Exercise instructions: Write the lines out exactly as they stand, from the one containing "Reproduce this chart with matplotlib." through the one containing "plt.rcParams['lines.scale_dashes'] = False", and only those. Omit pictures.

════════════════

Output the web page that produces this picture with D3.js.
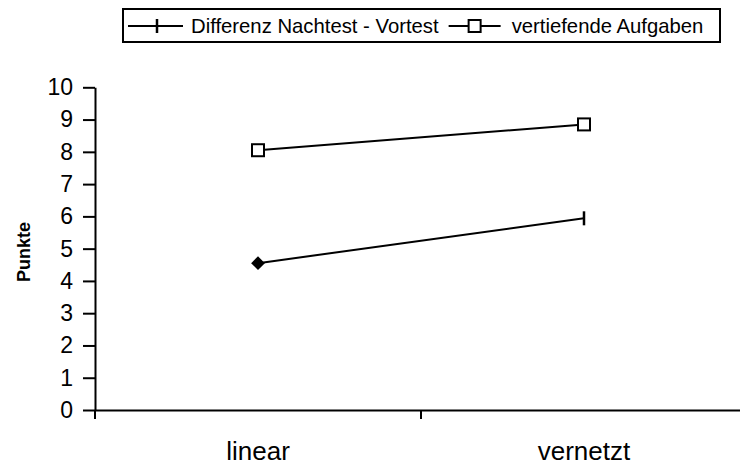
<!DOCTYPE html>
<html><head><meta charset="utf-8">
<script src="https://cdn.jsdelivr.net/npm/d3@7"></script>
<style>body{margin:0;background:#fff;} svg{display:block;font-family:"Liberation Sans",Arial,sans-serif;}</style>
</head><body>
<svg id="c" width="740" height="466"></svg>
<script>
const categories = ["linear", "vernetzt"];
const seriesNames = ["Differenz Nachtest - Vortest", "vertiefende Aufgaben"];
const diffValues = [4.55, 5.94];
const taskValues = [8.05, 8.85];
const yTicks = [0,1,2,3,4,5,6,7,8,9,10];
const yLabel = "Punkte";

const FONT = "'Liberation Sans', Arial, sans-serif";
const svg = d3.select("#c");
const x = d3.scaleBand().domain(categories).range([95, 747]);
const y = d3.scaleLinear().domain([0, 10]).range([410, 87.3]);

// y axis
const ya = svg.append("g").attr("transform","translate(95,0)")
  .call(d3.axisLeft(y).tickValues(yTicks).tickSize(12).tickPadding(10).tickSizeOuter(0));
ya.select(".domain").attr("stroke","#000").attr("stroke-width",2);
ya.selectAll(".tick line").attr("stroke","#000").attr("stroke-width",2);
ya.selectAll(".tick text").attr("font-size",23).attr("font-family",FONT).attr("fill","#000");

// x axis
const xa = svg.append("g").attr("transform","translate(0,410)")
  .call(d3.axisBottom(x).tickSize(0).tickSizeOuter(0));
xa.select(".domain").attr("stroke","#000").attr("stroke-width",2);
xa.selectAll(".tick text").attr("font-size",26).attr("font-family",FONT).attr("fill","#000")
  .attr("dy",null).attr("y",50);
// boundary ticks
const bounds = categories.map(c => x(c)).concat([x.range()[1]]);
svg.append("g").selectAll("line").data(bounds).join("line")
  .attr("x1", d=>d).attr("x2", d=>d).attr("y1",410).attr("y2",419)
  .attr("stroke","#000").attr("stroke-width",2);

// y label
svg.append("text").attr("transform","translate(30,252) rotate(-90)")
  .attr("text-anchor","middle").attr("font-weight","bold").attr("font-size",18).attr("font-family",FONT).text(yLabel);

const cx = c => x(c) + x.bandwidth()/2;
const line = d3.line().x((d,i)=>cx(categories[i])).y(d=>y(d));

svg.append("path").datum(diffValues).attr("d", line).attr("fill","none").attr("stroke","#000").attr("stroke-width",2);
svg.append("path").datum(taskValues).attr("d", line).attr("fill","none").attr("stroke","#000").attr("stroke-width",2);

// diff markers: diamond at first, vertical bar at second
svg.append("path").attr("d", d3.symbol().type(d3.symbolDiamond2).size(120)())
  .attr("transform",`translate(${cx(categories[0])},${y(diffValues[0])})`).attr("fill","#000");
svg.append("line").attr("x1",cx(categories[1])).attr("x2",cx(categories[1]))
  .attr("y1",y(diffValues[1])-7).attr("y2",y(diffValues[1])+7).attr("stroke","#000").attr("stroke-width",2.5);

// task markers: squares
svg.append("g").selectAll("rect").data(taskValues).join("rect")
  .attr("x",(d,i)=>cx(categories[i])-6).attr("y",d=>y(d)-6).attr("width",12).attr("height",12)
  .attr("fill","#fff").attr("stroke","#000").attr("stroke-width",2);

// legend
const lg = svg.append("g");
lg.append("rect").attr("x",123).attr("y",9).attr("width",597).attr("height",33)
  .attr("fill","#fff").attr("stroke","#000").attr("stroke-width",2);
let lx = 128;
const ly = 26;
lg.append("line").attr("x1",lx).attr("x2",lx+55).attr("y1",ly).attr("y2",ly).attr("stroke","#000").attr("stroke-width",2);
lg.append("line").attr("x1",lx+29).attr("x2",lx+29).attr("y1",ly-7).attr("y2",ly+7).attr("stroke","#000").attr("stroke-width",2.5);
const t1 = lg.append("text").attr("x",lx+63).attr("y",ly+7).attr("font-size",20.3).attr("font-family",FONT).text(seriesNames[0]);
lx = lx + 63 + t1.node().getComputedTextLength() + 10;
lg.append("line").attr("x1",lx).attr("x2",lx+52).attr("y1",ly).attr("y2",ly).attr("stroke","#000").attr("stroke-width",2);
lg.append("rect").attr("x",lx+20).attr("y",ly-6).attr("width",12).attr("height",12).attr("fill","#fff").attr("stroke","#000").attr("stroke-width",2);
lg.append("text").attr("x",lx+63).attr("y",ly+7).attr("font-size",20.3).attr("font-family",FONT).text(seriesNames[1]);
</script>
</body></html>
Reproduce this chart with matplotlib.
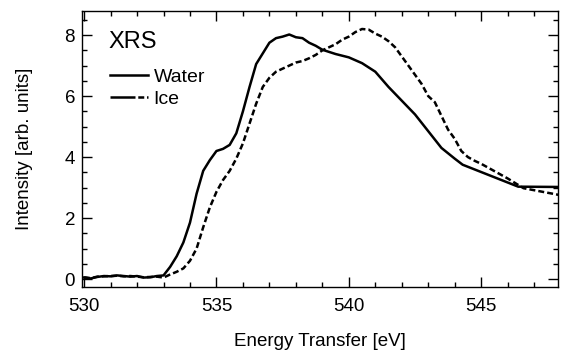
import matplotlib
matplotlib.use('Agg')
import matplotlib.pyplot as plt
from matplotlib.lines import Line2D
from matplotlib.ticker import MultipleLocator

plt.rcParams['font.family'] = ['Liberation Sans', 'DejaVu Sans']
plt.rcParams['lines.scale_dashes'] = False

# XRS oxygen K-edge spectra
energy_water = [530.0, 530.25, 530.5, 530.75, 531.0, 531.25, 531.5, 531.75, 532.0, 532.25,
                532.5, 532.75, 533.0, 533.25, 533.5, 533.75, 534.0, 534.25, 534.5, 534.75,
                535.0, 535.25, 535.5, 535.75, 536.0, 536.25, 536.5, 536.75, 537.0, 537.25,
                537.5, 537.75, 538.0, 538.25, 538.5, 538.75, 539.0, 539.5, 540.0, 540.5,
                541.0, 541.5, 542.0, 542.5, 543.0, 543.5, 544.0, 544.3, 546.4, 548.0]
water = [0.05, 0.02, 0.07, 0.10, 0.09, 0.12, 0.10, 0.08, 0.10, 0.05,
         0.06, 0.10, 0.12, 0.40, 0.75, 1.20, 1.85, 2.80, 3.55, 3.90,
         4.20, 4.27, 4.40, 4.78, 5.50, 6.30, 7.05, 7.40, 7.75, 7.90,
         7.95, 8.02, 7.93, 7.90, 7.75, 7.65, 7.52, 7.38, 7.27, 7.08,
         6.80, 6.30, 5.85, 5.40, 4.85, 4.30, 3.95, 3.75, 3.03, 3.02]

energy_ice = [530.0, 530.25, 530.5, 530.75, 531.0, 531.25, 531.5, 531.75, 532.0, 532.25,
              532.5, 532.75, 533.0, 533.25, 533.5, 533.75, 534.0, 534.25, 534.5, 534.75,
              535.0, 535.25, 535.5, 535.75, 536.0, 536.25, 536.5, 536.75, 537.0, 537.25,
              537.5, 537.75, 538.0, 538.25, 538.5, 538.75, 539.0, 539.25, 539.5, 539.75,
              540.0, 540.25, 540.5, 540.75, 541.0, 541.25, 541.5, 541.75, 542.0, 542.25,
              542.5, 542.75, 543.0, 543.25, 543.5, 543.75, 544.0, 544.25, 544.5, 544.75,
              545.0, 546.0, 546.6, 548.0]
ice = [0.06, 0.03, 0.08, 0.09, 0.10, 0.11, 0.09, 0.10, 0.08, 0.06,
       0.07, 0.08, 0.05, 0.15, 0.24, 0.35, 0.60, 1.00, 1.70, 2.35,
       2.86, 3.25, 3.55, 3.95, 4.45, 5.10, 5.75, 6.30, 6.60, 6.80,
       6.90, 7.00, 7.10, 7.15, 7.24, 7.35, 7.50, 7.60, 7.70, 7.85,
       7.95, 8.10, 8.20, 8.18, 8.05, 7.95, 7.80, 7.60, 7.30, 7.00,
       6.70, 6.40, 6.00, 5.80, 5.35, 4.90, 4.60, 4.20, 4.00, 3.88,
       3.78, 3.30, 2.98, 2.75]

fig = plt.figure(figsize=(5.63, 3.52), dpi=100)
ax = fig.add_axes([0.1456, 0.1855, 0.8454, 0.7841])

ax.plot(energy_water, water, color='black', lw=1.8)
ax.plot(energy_ice, ice, color='black', lw=1.8, dashes=(4.3, 2.2))

ax.set_xlim(529.92, 547.9)
ax.set_ylim(-0.25, 8.8)
ax.xaxis.set_major_locator(MultipleLocator(5))
ax.xaxis.set_minor_locator(MultipleLocator(1))
ax.yaxis.set_major_locator(MultipleLocator(2))
ax.yaxis.set_minor_locator(MultipleLocator(0.5))
ax.tick_params(which='both', direction='in', top=True, right=True, width=1.0,
               labelsize=13.5)
ax.tick_params(which='major', length=7, pad=5)
ax.tick_params(which='minor', length=3.6)
ax.tick_params(axis='x', which='major', pad=8)
for s in ax.spines.values():
    s.set_linewidth(1.0)

ax.set_xlabel('Energy Transfer [eV]', fontsize=13.5, labelpad=13)
ax.set_ylabel('Intensity [arb. units]', fontsize=13.5, labelpad=23)

ax.text(0.055, 0.887, 'XRS', transform=ax.transAxes, fontsize=17, va='center', ha='left')
h_water = Line2D([], [], color='black', lw=1.8)
h_ice = Line2D([], [], color='black', lw=1.8, dashes=(18, 2, 4.3, 2))
ax.legend([h_water, h_ice], ['Water', 'Ice'], loc='upper left',
          bbox_to_anchor=(0.03, 0.84), frameon=False, fontsize=14,
          handlelength=1.95, handletextpad=0.3, labelspacing=0.2, borderpad=0.2)

fig.savefig('out.png', dpi=100)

════════════════

Result of the task:
Reproduce this chart with matplotlib.
import matplotlib
matplotlib.use('Agg')
import matplotlib.pyplot as plt
from matplotlib.lines import Line2D
from matplotlib.ticker import MultipleLocator

plt.rcParams['font.family'] = ['Liberation Sans', 'DejaVu Sans']
plt.rcParams['lines.scale_dashes'] = False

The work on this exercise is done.